Amoroso, 30, a former social worker, started the magazine in 1988. Originally a two-color tabloid serving only about 3,000 readers, today Teen Voices is a glossy magazine with full-color covers, with a readership of about 30,000 and a paid subscription of 4,000. Subcriptions are $20 a year, or $8 “for teens on a tight budget,” she said. About 25 percent of the magazine’s funding comes from grants and donations.

With an annual budget of $45,000, Teen Voices is likely to be sold in the next year, Amoroso said, unless she can raise roughly $300,000.

To honor teenage sensibilities, adult editors try not to edit much, encouraging the youth apprentices to shape the look and the content of the magazine. Submissions are invited from any interested girl.

If its fare strikes some adults as too serious and depressing, teenagers interviewed at the magazine office didn’t see it that way. DeLeon said simply: “It’s real.”

Most of the articles, which Amoroso admits vary in quality, are supplemented by statistics, recommended readings and resources to contact for help with problems.
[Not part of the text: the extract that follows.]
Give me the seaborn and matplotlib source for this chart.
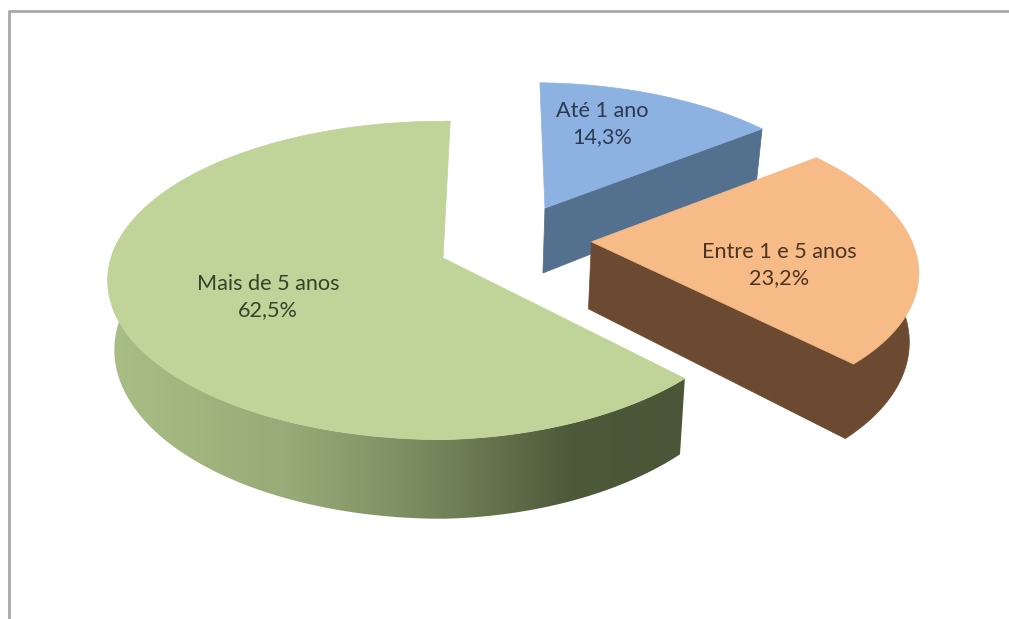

The girls say a magazine is the perfect vehicle to express themselves because many of them were keeping diaries and writing poetry or prose long before they heard about Teen Voices.

Managing editor Shannon Berning, 23, vividly remembered the insecurity that overcame her when she reached puberty. “Suddenly I was a woman and that meant I had better be sure I was attractive to the men around me,” she recalled thinking.

But, Berning said, she had always enjoyed writing and was thrilled to find a magazine “that tried to validate the experience of teenagers as something other than the objects of the male gaze.”

She added: “Society needs to recognize how sophisticated girls really are. And if the teen-agers can talk to each other through a magazine, there’s a lot of hope in that.”